• **TASK DESCRIPTION**
Set the listing down again exactly, please, apart from its pictures.

**** RECORDS FOR THE TASK

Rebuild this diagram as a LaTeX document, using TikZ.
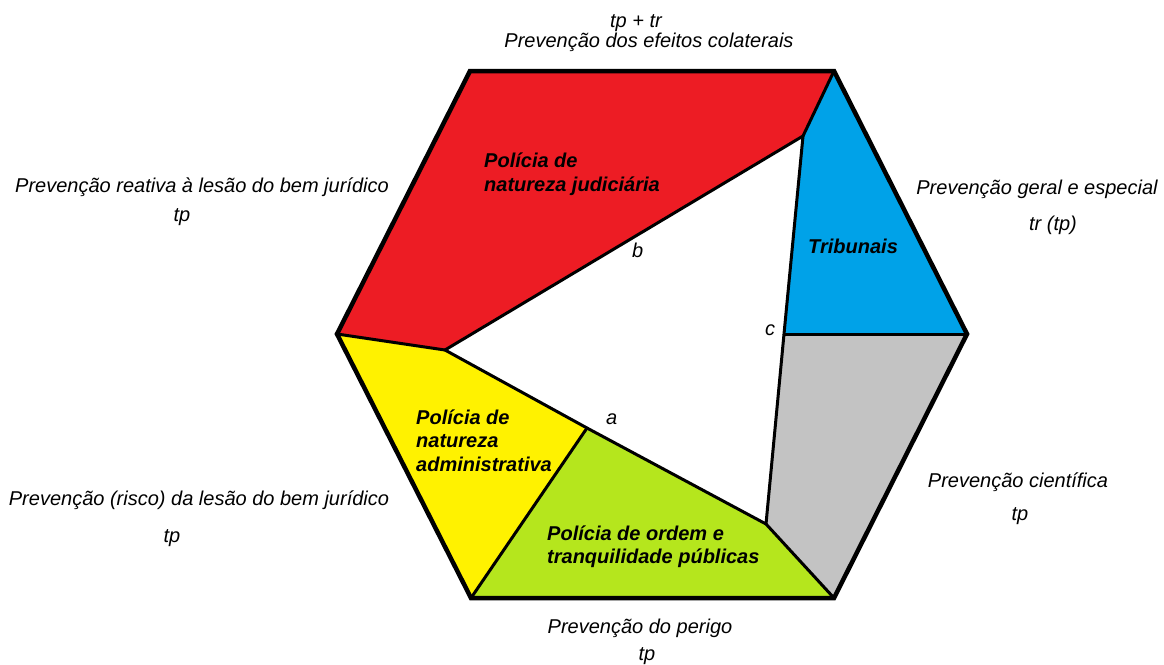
\documentclass[tikz,border=0pt]{standalone}
\usepackage{fontspec}
\setmainfont{Liberation Sans}
\definecolor{cred}{HTML}{ED1C24}
\definecolor{cblue}{HTML}{00A2E8}
\definecolor{cgray}{HTML}{C3C3C3}
\definecolor{cyellow}{HTML}{FFF200}
\definecolor{cgreen}{HTML}{B5E61D}
\tikzset{
  lbl/.style={inner sep=0pt, font=\fontsize{20}{24}\selectfont\itshape, anchor=base},
  blbl/.style={inner sep=0pt, font=\fontsize{20}{24}\selectfont\bfseries\itshape, anchor=base west},
  inner/.style={line width=3pt, line cap=round, line join=round},
  outer/.style={line width=4.5pt, line join=miter, miter limit=3}
}
\begin{document}
\begin{tikzpicture}[x=1pt,y=-1pt]
\useasboundingbox (0,0) rectangle (1164,664);
% hexagon vertices
\coordinate (T1) at (470,71);
\coordinate (T2) at (834,71);
\coordinate (R) at (967,334);
\coordinate (B2) at (834,598);
\coordinate (B1) at (471,598);
\coordinate (L) at (337,334);
% inner points
\coordinate (P) at (803,136);
\coordinate (Q) at (445,350);
\coordinate (A) at (587,428);
\coordinate (C) at (784,334);
\coordinate (S) at (766,524);
% regions
\fill[cred] (T1) -- (T2) -- (P) -- (Q) -- (L) -- cycle;
\fill[cblue] (T2) -- (R) -- (C) -- (P) -- cycle;
\fill[cgray] (C) -- (R) -- (B2) -- (S) -- cycle;
\fill[cyellow] (L) -- (Q) -- (A) -- (B1) -- cycle;
\fill[cgreen] (A) -- (S) -- (B2) -- (B1) -- cycle;
% inner lines
\draw[inner] (T2) -- (P) -- (Q) -- (A) -- (S) -- (B2);
\draw[inner] (P) -- (C) -- (S);
\draw[inner] (C) -- (R);
\draw[inner] (L) -- (Q);
\draw[inner] (A) -- (B1);
% hexagon outline
\draw[outer] (T1) -- (T2) -- (R) -- (B2) -- (B1) -- (L) -- cycle;
% region labels
\node[blbl] (rj1) at (484,167) {Polícia de};
\node[blbl] (rj2) at (484,191) {natureza judiciária};
\node[blbl] (tb) at (808,253) {Tribunais};
\node[blbl] (ya1) at (416,424) {Polícia de};
\node[blbl] (ya2) at (416,447) {natureza};
\node[blbl] (ya3) at (416,471) {administrativa};
\node[blbl] (go1) at (547,540) {Polícia de ordem e};
\node[blbl] (go2) at (547,563) {tranquilidade públicas};
% point labels
\node[lbl, anchor=base west] (pb) at (632,257) {b};
\node[lbl, anchor=base west] (pc) at (765,335) {c};
\node[lbl, anchor=base west] (pa) at (606,424) {a};
% side labels
\node[lbl] (top1) at (636,27) {tp + tr};
\node[lbl] (top2) at (649,47) {Prevenção dos efeitos colaterais};
\node[lbl] (lt1) at (202,192) {Prevenção reativa à lesão do bem jurídico};
\node[lbl] (lt2) at (182,221) {tp};
\node[lbl] (lb1) at (199,505) {Prevenção (risco) da lesão do bem jurídico};
\node[lbl] (lb2) at (172,542) {tp};
\node[lbl] (rt1) at (1037,194) {Prevenção geral e especial};
\node[lbl] (rt2) at (1053,230) {tr (tp)};
\node[lbl] (rb1) at (1018,487) {Prevenção científica};
\node[lbl] (rb2) at (1020,520) {tp};
\node[lbl] (bt1) at (640,633) {Prevenção do perigo};
\node[lbl] (bt2) at (647,660) {tp};
\end{tikzpicture}
\end{document}
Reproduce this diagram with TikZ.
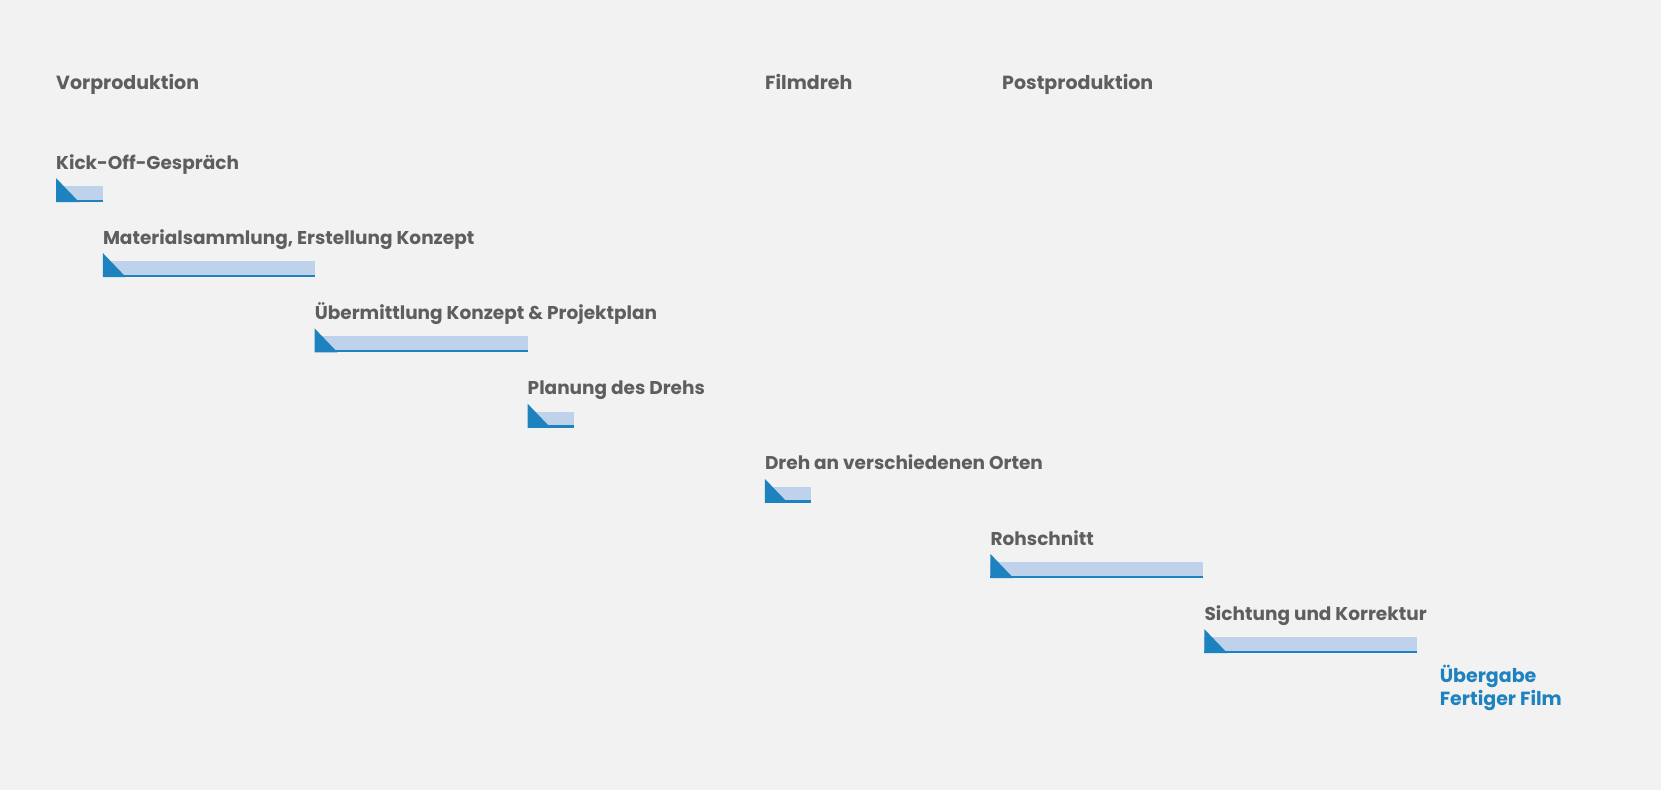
\documentclass[tikz,border=0pt]{standalone}
\usepackage{fontspec}
\setmainfont{Poppins}
\definecolor{bg}{HTML}{F2F2F2}
\definecolor{txt}{HTML}{5E5E5E}
\definecolor{dark}{HTML}{1E82BE}
\definecolor{light}{HTML}{BED2EB}
\tikzset{
  lbl/.style={anchor=base west, inner sep=0pt, text=txt, font=\fontsize{18.5}{22}\selectfont\bfseries},
  head/.style={anchor=base west, inner sep=0pt, text=txt, font=\fontsize{19}{22}\selectfont\bfseries},
  fin/.style={anchor=base west, inner sep=0pt, text=dark, font=\fontsize{19}{23.5}\selectfont\bfseries, align=left},
}
\newcommand{\ganttbar}[3]{% x start, x end, top
  \fill[light] (#1,#3+8) rectangle (#2,#3+22);
  \fill[dark] (#1,#3) -- (#1,#3+24) -- (#1+23,#3+24) -- cycle;
  \fill[dark] (#1,#3+21.5) rectangle (#2,#3+24);
}
\begin{document}
\begin{tikzpicture}[x=1pt,y=-1pt]
\fill[bg] (0,0) rectangle (1661,790);
\useasboundingbox (0,0) rectangle (1661,790);
\node[head] (h1) at (56,89) {Vorproduktion};
\node[head] (h2) at (765,89) {Filmdreh};
\node[head] (h3) at (1002,89) {Postproduktion};

\node[lbl] (t1) at (56,169) {Kick-Off-Gespräch};
\ganttbar{56}{102.8}{178}
\node[lbl] (t2) at (102.8,244) {Materialsammlung, Erstellung Konzept};
\ganttbar{102.8}{314.6}{253}
\node[lbl] (t3) at (314.6,319.5) {Übermittlung Konzept \& Projektplan};
\ganttbar{314.6}{527.5}{328.4}
\node[lbl] (t4) at (527.5,394.5) {Planung des Drehs};
\ganttbar{527.5}{574.1}{403.6}
\node[lbl] (t5) at (764.8,469.8) {Dreh an verschiedenen Orten};
\ganttbar{764.8}{811.4}{478.8}
\node[lbl] (t6) at (990.4,545) {Rohschnitt};
\ganttbar{990.4}{1203.3}{554}
\node[lbl] (t7) at (1204.4,620.2) {Sichtung und Korrektur};
\ganttbar{1204.4}{1417.3}{629.2}
\node[fin] (t8) at (1439.6,705.5) {Übergabe\\Fertiger Film};
\end{tikzpicture}
\end{document}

********

• **EXERCISE RESPONSE**
Rebuild this diagram as a LaTeX document, using TikZ.
\documentclass[tikz,border=0pt]{standalone}
\usepackage{fontspec}
\setmainfont{Liberation Sans}
\definecolor{cred}{HTML}{ED1C24}
\definecolor{cblue}{HTML}{00A2E8}
\definecolor{cgray}{HTML}{C3C3C3}
\definecolor{cyellow}{HTML}{FFF200}
\definecolor{cgreen}{HTML}{B5E61D}
\tikzset{
  lbl/.style={inner sep=0pt, font=\fontsize{20}{24}\selectfont\itshape, anchor=base},
  blbl/.style={inner sep=0pt, font=\fontsize{20}{24}\selectfont\bfseries\itshape, anchor=base west},
  inner/.style={line width=3pt, line cap=round, line join=round},
  outer/.style={line width=4.5pt, line join=miter, miter limit=3}
}
\begin{document}
\begin{tikzpicture}[x=1pt,y=-1pt]
\useasboundingbox (0,0) rectangle (1164,664);
% hexagon vertices
\coordinate (T1) at (470,71);
\coordinate (T2) at (834,71);
\coordinate (R) at (967,334);
\coordinate (B2) at (834,598);
\coordinate (B1) at (471,598);
\coordinate (L) at (337,334);
% inner points
\coordinate (P) at (803,136);
\coordinate (Q) at (445,350);
\coordinate (A) at (587,428);
\coordinate (C) at (784,334);
\coordinate (S) at (766,524);
% regions
\fill[cred] (T1) -- (T2) -- (P) -- (Q) -- (L) -- cycle;
\fill[cblue] (T2) -- (R) -- (C) -- (P) -- cycle;
\fill[cgray] (C) -- (R) -- (B2) -- (S) -- cycle;
\fill[cyellow] (L) -- (Q) -- (A) -- (B1) -- cycle;
\fill[cgreen] (A) -- (S) -- (B2) -- (B1) -- cycle;
% inner lines
\draw[inner] (T2) -- (P) -- (Q) -- (A) -- (S) -- (B2);
\draw[inner] (P) -- (C) -- (S);
\draw[inner] (C) -- (R);
\draw[inner] (L) -- (Q);
\draw[inner] (A) -- (B1);
% hexagon outline
\draw[outer] (T1) -- (T2) -- (R) -- (B2) -- (B1) -- (L) -- cycle;
% region labels
\node[blbl] (rj1) at (484,167) {Polícia de};
\node[blbl] (rj2) at (484,191) {natureza judiciária};
\node[blbl] (tb) at (808,253) {Tribunais};
\node[blbl] (ya1) at (416,424) {Polícia de};
\node[blbl] (ya2) at (416,447) {natureza};
\node[blbl] (ya3) at (416,471) {administrativa};
\node[blbl] (go1) at (547,540) {Polícia de ordem e};
\node[blbl] (go2) at (547,563) {tranquilidade públicas};
% point labels
\node[lbl, anchor=base west] (pb) at (632,257) {b};
\node[lbl, anchor=base west] (pc) at (765,335) {c};
\node[lbl, anchor=base west] (pa) at (606,424) {a};
% side labels
\node[lbl] (top1) at (636,27) {tp + tr};
\node[lbl] (top2) at (649,47) {Prevenção dos efeitos colaterais};
\node[lbl] (lt1) at (202,192) {Prevenção reativa à lesão do bem jurídico};
\node[lbl] (lt2) at (182,221) {tp};
\node[lbl] (lb1) at (199,505) {Prevenção (risco) da lesão do bem jurídico};
\node[lbl] (lb2) at (172,542) {tp};
\node[lbl] (rt1) at (1037,194) {Prevenção geral e especial};
\node[lbl] (rt2) at (1053,230) {tr (tp)};
\node[lbl] (rb1) at (1018,487) {Prevenção científica};
\node[lbl] (rb2) at (1020,520) {tp};
\node[lbl] (bt1) at (640,633) {Prevenção do perigo};
\node[lbl] (bt2) at (647,660) {tp};
\end{tikzpicture}
\end{document}
Reproduce this diagram with TikZ.
\documentclass[tikz,border=0pt]{standalone}
\usepackage{fontspec}
\setmainfont{Poppins}
\definecolor{bg}{HTML}{F2F2F2}
\definecolor{txt}{HTML}{5E5E5E}
\definecolor{dark}{HTML}{1E82BE}
\definecolor{light}{HTML}{BED2EB}
\tikzset{
  lbl/.style={anchor=base west, inner sep=0pt, text=txt, font=\fontsize{18.5}{22}\selectfont\bfseries},
  head/.style={anchor=base west, inner sep=0pt, text=txt, font=\fontsize{19}{22}\selectfont\bfseries},
  fin/.style={anchor=base west, inner sep=0pt, text=dark, font=\fontsize{19}{23.5}\selectfont\bfseries, align=left},
}
\newcommand{\ganttbar}[3]{% x start, x end, top
  \fill[light] (#1,#3+8) rectangle (#2,#3+22);
  \fill[dark] (#1,#3) -- (#1,#3+24) -- (#1+23,#3+24) -- cycle;
  \fill[dark] (#1,#3+21.5) rectangle (#2,#3+24);
}
\begin{document}
\begin{tikzpicture}[x=1pt,y=-1pt]
\fill[bg] (0,0) rectangle (1661,790);
\useasboundingbox (0,0) rectangle (1661,790);
\node[head] (h1) at (56,89) {Vorproduktion};
\node[head] (h2) at (765,89) {Filmdreh};
\node[head] (h3) at (1002,89) {Postproduktion};

\node[lbl] (t1) at (56,169) {Kick-Off-Gespräch};
\ganttbar{56}{102.8}{178}
\node[lbl] (t2) at (102.8,244) {Materialsammlung, Erstellung Konzept};
\ganttbar{102.8}{314.6}{253}
\node[lbl] (t3) at (314.6,319.5) {Übermittlung Konzept \& Projektplan};
\ganttbar{314.6}{527.5}{328.4}
\node[lbl] (t4) at (527.5,394.5) {Planung des Drehs};
\ganttbar{527.5}{574.1}{403.6}
\node[lbl] (t5) at (764.8,469.8) {Dreh an verschiedenen Orten};
\ganttbar{764.8}{811.4}{478.8}
\node[lbl] (t6) at (990.4,545) {Rohschnitt};
\ganttbar{990.4}{1203.3}{554}
\node[lbl] (t7) at (1204.4,620.2) {Sichtung und Korrektur};
\ganttbar{1204.4}{1417.3}{629.2}
\node[fin] (t8) at (1439.6,705.5) {Übergabe\\Fertiger Film};
\end{tikzpicture}
\end{document}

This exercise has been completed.